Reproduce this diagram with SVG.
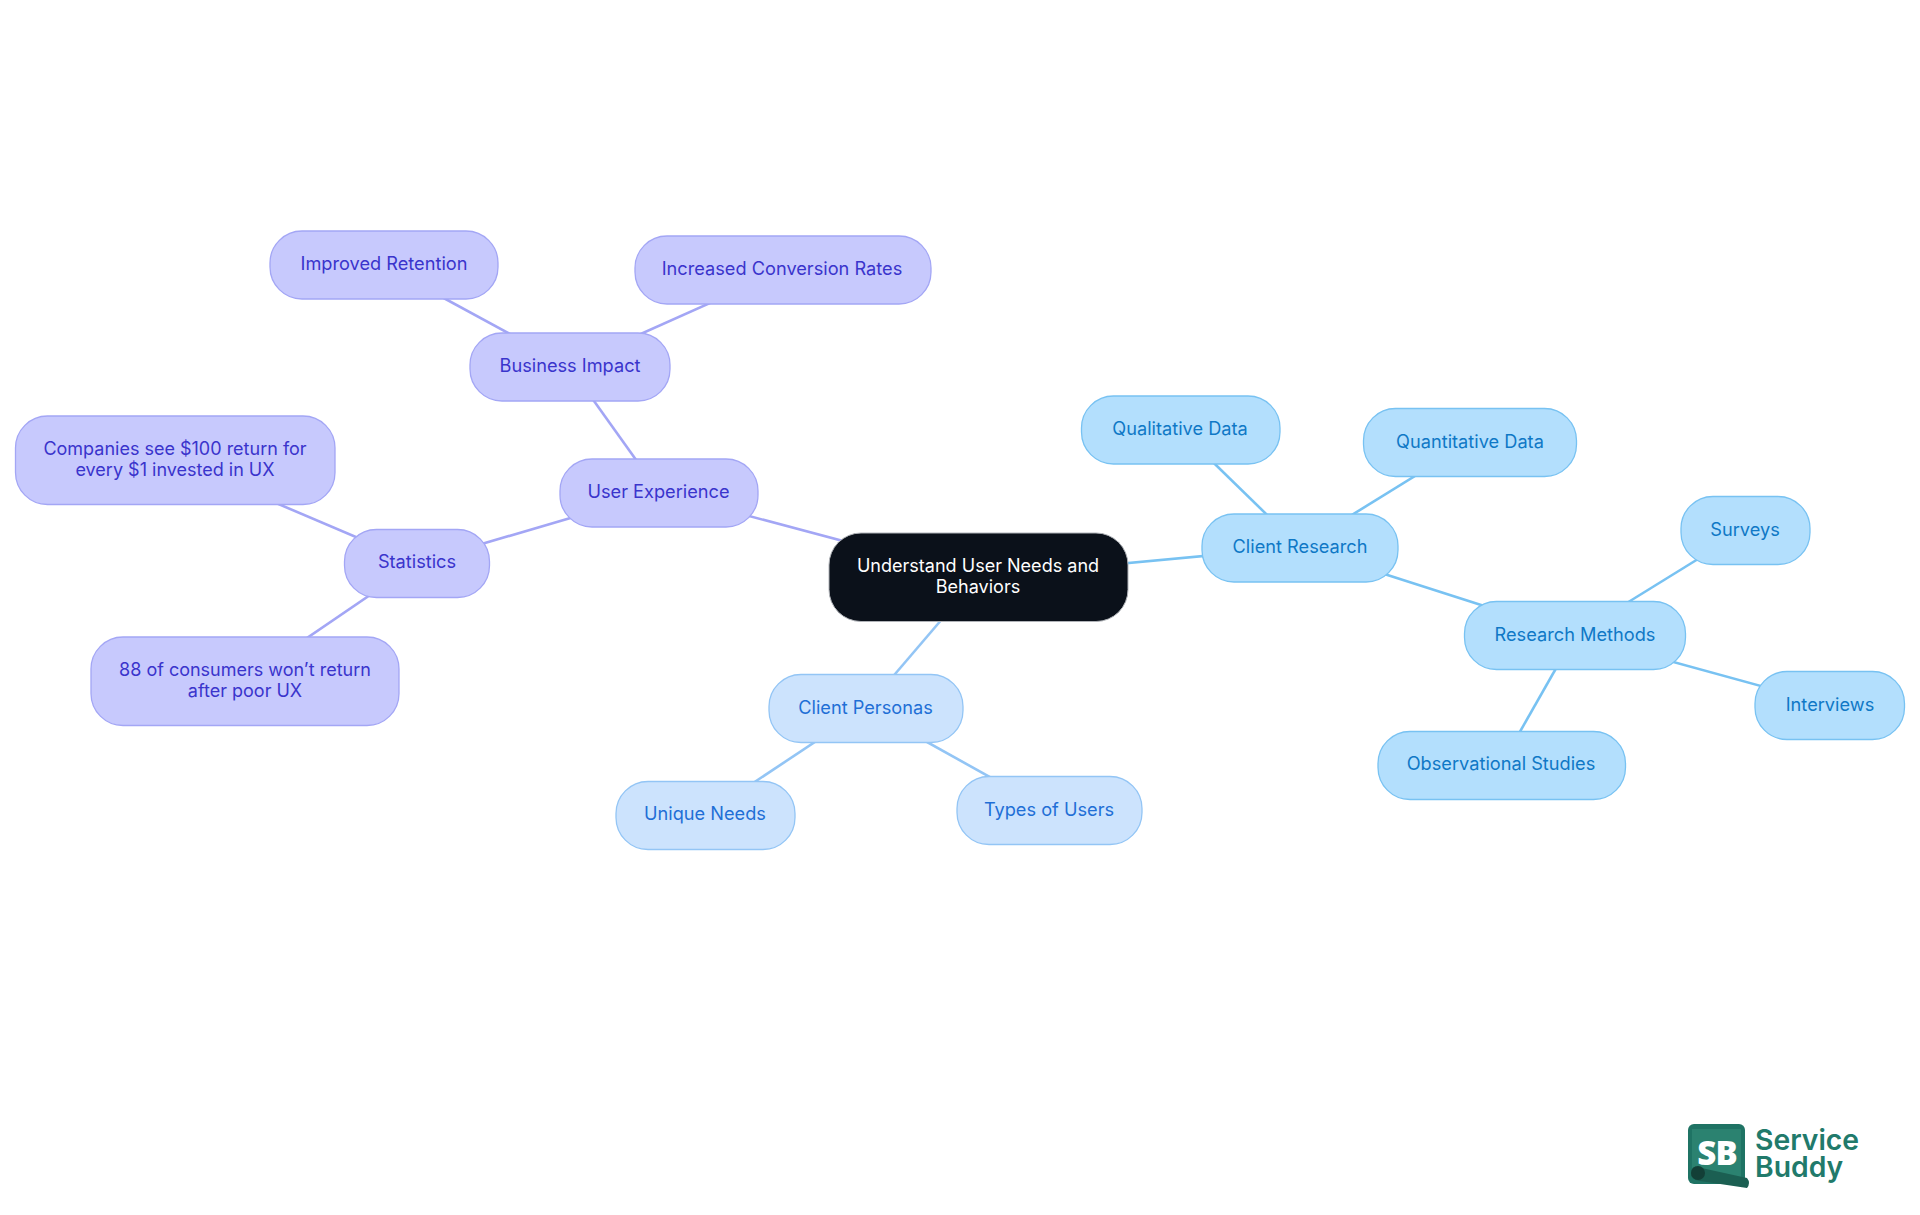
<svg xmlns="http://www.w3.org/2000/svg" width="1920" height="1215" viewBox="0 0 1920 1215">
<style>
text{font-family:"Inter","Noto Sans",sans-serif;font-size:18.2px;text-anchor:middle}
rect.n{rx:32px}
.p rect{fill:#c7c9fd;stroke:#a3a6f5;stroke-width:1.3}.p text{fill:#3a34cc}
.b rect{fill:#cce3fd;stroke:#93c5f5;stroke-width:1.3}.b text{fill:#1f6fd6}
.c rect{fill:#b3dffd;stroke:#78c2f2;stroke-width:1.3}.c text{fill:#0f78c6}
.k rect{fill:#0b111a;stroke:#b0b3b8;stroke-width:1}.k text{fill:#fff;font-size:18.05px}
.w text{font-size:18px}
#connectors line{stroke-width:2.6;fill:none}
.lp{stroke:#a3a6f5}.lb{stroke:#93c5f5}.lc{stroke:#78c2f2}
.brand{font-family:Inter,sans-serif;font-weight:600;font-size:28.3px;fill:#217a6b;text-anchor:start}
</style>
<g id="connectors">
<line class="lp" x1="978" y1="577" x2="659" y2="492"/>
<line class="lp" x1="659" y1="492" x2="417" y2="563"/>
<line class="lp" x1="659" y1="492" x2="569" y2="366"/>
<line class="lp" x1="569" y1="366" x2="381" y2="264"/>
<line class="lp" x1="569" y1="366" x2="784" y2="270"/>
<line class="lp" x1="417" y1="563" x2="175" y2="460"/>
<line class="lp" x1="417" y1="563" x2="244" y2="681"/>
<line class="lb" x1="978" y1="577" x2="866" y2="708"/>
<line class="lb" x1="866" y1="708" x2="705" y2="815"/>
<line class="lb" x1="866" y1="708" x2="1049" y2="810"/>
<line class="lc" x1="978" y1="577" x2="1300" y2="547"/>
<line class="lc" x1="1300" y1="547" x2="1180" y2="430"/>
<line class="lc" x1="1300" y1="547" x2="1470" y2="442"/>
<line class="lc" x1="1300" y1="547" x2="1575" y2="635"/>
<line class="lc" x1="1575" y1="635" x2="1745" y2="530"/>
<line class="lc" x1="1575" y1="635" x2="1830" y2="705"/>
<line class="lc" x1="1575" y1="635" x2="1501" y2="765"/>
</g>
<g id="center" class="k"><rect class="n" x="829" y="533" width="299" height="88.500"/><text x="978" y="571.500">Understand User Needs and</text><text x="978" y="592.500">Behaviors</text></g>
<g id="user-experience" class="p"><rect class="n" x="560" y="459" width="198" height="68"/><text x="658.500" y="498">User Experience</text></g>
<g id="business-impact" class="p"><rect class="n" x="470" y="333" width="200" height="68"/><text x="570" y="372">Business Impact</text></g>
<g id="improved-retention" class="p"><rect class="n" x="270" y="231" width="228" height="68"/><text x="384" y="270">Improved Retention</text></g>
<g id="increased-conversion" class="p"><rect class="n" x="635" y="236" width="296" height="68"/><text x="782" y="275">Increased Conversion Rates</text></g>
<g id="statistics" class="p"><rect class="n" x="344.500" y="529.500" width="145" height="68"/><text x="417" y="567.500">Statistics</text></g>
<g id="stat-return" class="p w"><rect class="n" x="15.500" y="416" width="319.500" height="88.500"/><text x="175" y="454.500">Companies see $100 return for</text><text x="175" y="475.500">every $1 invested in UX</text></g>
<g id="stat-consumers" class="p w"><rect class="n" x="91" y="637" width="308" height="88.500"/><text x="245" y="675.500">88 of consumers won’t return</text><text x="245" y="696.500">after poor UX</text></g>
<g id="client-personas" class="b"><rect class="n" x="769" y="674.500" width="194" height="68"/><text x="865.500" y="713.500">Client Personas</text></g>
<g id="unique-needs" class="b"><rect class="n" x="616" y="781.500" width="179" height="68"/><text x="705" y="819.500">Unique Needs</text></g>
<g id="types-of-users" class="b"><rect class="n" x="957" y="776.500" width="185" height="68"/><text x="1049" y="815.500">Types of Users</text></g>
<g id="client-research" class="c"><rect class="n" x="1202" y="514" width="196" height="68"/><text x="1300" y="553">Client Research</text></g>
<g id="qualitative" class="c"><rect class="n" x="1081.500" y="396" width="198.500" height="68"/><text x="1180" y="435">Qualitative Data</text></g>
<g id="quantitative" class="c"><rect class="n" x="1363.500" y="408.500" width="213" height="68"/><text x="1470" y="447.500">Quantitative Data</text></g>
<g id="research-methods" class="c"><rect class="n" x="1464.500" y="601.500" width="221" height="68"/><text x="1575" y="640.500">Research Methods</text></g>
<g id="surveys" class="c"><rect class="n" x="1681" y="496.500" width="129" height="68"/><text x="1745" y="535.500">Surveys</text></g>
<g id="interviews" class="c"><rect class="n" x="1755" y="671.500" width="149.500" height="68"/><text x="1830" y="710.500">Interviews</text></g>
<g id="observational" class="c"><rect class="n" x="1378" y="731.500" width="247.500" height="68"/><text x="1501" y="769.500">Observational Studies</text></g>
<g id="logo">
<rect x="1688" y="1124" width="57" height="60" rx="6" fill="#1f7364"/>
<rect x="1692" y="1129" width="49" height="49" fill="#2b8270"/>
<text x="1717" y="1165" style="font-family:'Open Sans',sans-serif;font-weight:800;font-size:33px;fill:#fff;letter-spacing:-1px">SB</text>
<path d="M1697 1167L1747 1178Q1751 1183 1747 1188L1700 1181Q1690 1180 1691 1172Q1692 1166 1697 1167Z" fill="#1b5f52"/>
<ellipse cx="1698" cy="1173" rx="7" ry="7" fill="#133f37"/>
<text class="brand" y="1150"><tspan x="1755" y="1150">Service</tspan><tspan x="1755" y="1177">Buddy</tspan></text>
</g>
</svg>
* * * * *
Reproduce the listing above exactly, excluding all pictures.

__The response__:
Reproduce this diagram with SVG.
<svg xmlns="http://www.w3.org/2000/svg" width="1920" height="1215" viewBox="0 0 1920 1215">
<style>
text{font-family:"Inter","Noto Sans",sans-serif;font-size:18.2px;text-anchor:middle}
rect.n{rx:32px}
.p rect{fill:#c7c9fd;stroke:#a3a6f5;stroke-width:1.3}.p text{fill:#3a34cc}
.b rect{fill:#cce3fd;stroke:#93c5f5;stroke-width:1.3}.b text{fill:#1f6fd6}
.c rect{fill:#b3dffd;stroke:#78c2f2;stroke-width:1.3}.c text{fill:#0f78c6}
.k rect{fill:#0b111a;stroke:#b0b3b8;stroke-width:1}.k text{fill:#fff;font-size:18.05px}
.w text{font-size:18px}
#connectors line{stroke-width:2.6;fill:none}
.lp{stroke:#a3a6f5}.lb{stroke:#93c5f5}.lc{stroke:#78c2f2}
.brand{font-family:Inter,sans-serif;font-weight:600;font-size:28.3px;fill:#217a6b;text-anchor:start}
</style>
<g id="connectors">
<line class="lp" x1="978" y1="577" x2="659" y2="492"/>
<line class="lp" x1="659" y1="492" x2="417" y2="563"/>
<line class="lp" x1="659" y1="492" x2="569" y2="366"/>
<line class="lp" x1="569" y1="366" x2="381" y2="264"/>
<line class="lp" x1="569" y1="366" x2="784" y2="270"/>
<line class="lp" x1="417" y1="563" x2="175" y2="460"/>
<line class="lp" x1="417" y1="563" x2="244" y2="681"/>
<line class="lb" x1="978" y1="577" x2="866" y2="708"/>
<line class="lb" x1="866" y1="708" x2="705" y2="815"/>
<line class="lb" x1="866" y1="708" x2="1049" y2="810"/>
<line class="lc" x1="978" y1="577" x2="1300" y2="547"/>
<line class="lc" x1="1300" y1="547" x2="1180" y2="430"/>
<line class="lc" x1="1300" y1="547" x2="1470" y2="442"/>
<line class="lc" x1="1300" y1="547" x2="1575" y2="635"/>
<line class="lc" x1="1575" y1="635" x2="1745" y2="530"/>
<line class="lc" x1="1575" y1="635" x2="1830" y2="705"/>
<line class="lc" x1="1575" y1="635" x2="1501" y2="765"/>
</g>
<g id="center" class="k"><rect class="n" x="829" y="533" width="299" height="88.500"/><text x="978" y="571.500">Understand User Needs and</text><text x="978" y="592.500">Behaviors</text></g>
<g id="user-experience" class="p"><rect class="n" x="560" y="459" width="198" height="68"/><text x="658.500" y="498">User Experience</text></g>
<g id="business-impact" class="p"><rect class="n" x="470" y="333" width="200" height="68"/><text x="570" y="372">Business Impact</text></g>
<g id="improved-retention" class="p"><rect class="n" x="270" y="231" width="228" height="68"/><text x="384" y="270">Improved Retention</text></g>
<g id="increased-conversion" class="p"><rect class="n" x="635" y="236" width="296" height="68"/><text x="782" y="275">Increased Conversion Rates</text></g>
<g id="statistics" class="p"><rect class="n" x="344.500" y="529.500" width="145" height="68"/><text x="417" y="567.500">Statistics</text></g>
<g id="stat-return" class="p w"><rect class="n" x="15.500" y="416" width="319.500" height="88.500"/><text x="175" y="454.500">Companies see $100 return for</text><text x="175" y="475.500">every $1 invested in UX</text></g>
<g id="stat-consumers" class="p w"><rect class="n" x="91" y="637" width="308" height="88.500"/><text x="245" y="675.500">88 of consumers won’t return</text><text x="245" y="696.500">after poor UX</text></g>
<g id="client-personas" class="b"><rect class="n" x="769" y="674.500" width="194" height="68"/><text x="865.500" y="713.500">Client Personas</text></g>
<g id="unique-needs" class="b"><rect class="n" x="616" y="781.500" width="179" height="68"/><text x="705" y="819.500">Unique Needs</text></g>
<g id="types-of-users" class="b"><rect class="n" x="957" y="776.500" width="185" height="68"/><text x="1049" y="815.500">Types of Users</text></g>
<g id="client-research" class="c"><rect class="n" x="1202" y="514" width="196" height="68"/><text x="1300" y="553">Client Research</text></g>
<g id="qualitative" class="c"><rect class="n" x="1081.500" y="396" width="198.500" height="68"/><text x="1180" y="435">Qualitative Data</text></g>
<g id="quantitative" class="c"><rect class="n" x="1363.500" y="408.500" width="213" height="68"/><text x="1470" y="447.500">Quantitative Data</text></g>
<g id="research-methods" class="c"><rect class="n" x="1464.500" y="601.500" width="221" height="68"/><text x="1575" y="640.500">Research Methods</text></g>
<g id="surveys" class="c"><rect class="n" x="1681" y="496.500" width="129" height="68"/><text x="1745" y="535.500">Surveys</text></g>
<g id="interviews" class="c"><rect class="n" x="1755" y="671.500" width="149.500" height="68"/><text x="1830" y="710.500">Interviews</text></g>
<g id="observational" class="c"><rect class="n" x="1378" y="731.500" width="247.500" height="68"/><text x="1501" y="769.500">Observational Studies</text></g>
<g id="logo">
<rect x="1688" y="1124" width="57" height="60" rx="6" fill="#1f7364"/>
<rect x="1692" y="1129" width="49" height="49" fill="#2b8270"/>
<text x="1717" y="1165" style="font-family:'Open Sans',sans-serif;font-weight:800;font-size:33px;fill:#fff;letter-spacing:-1px">SB</text>
<path d="M1697 1167L1747 1178Q1751 1183 1747 1188L1700 1181Q1690 1180 1691 1172Q1692 1166 1697 1167Z" fill="#1b5f52"/>
<ellipse cx="1698" cy="1173" rx="7" ry="7" fill="#133f37"/>
<text class="brand" y="1150"><tspan x="1755" y="1150">Service</tspan><tspan x="1755" y="1177">Buddy</tspan></text>
</g>
</svg>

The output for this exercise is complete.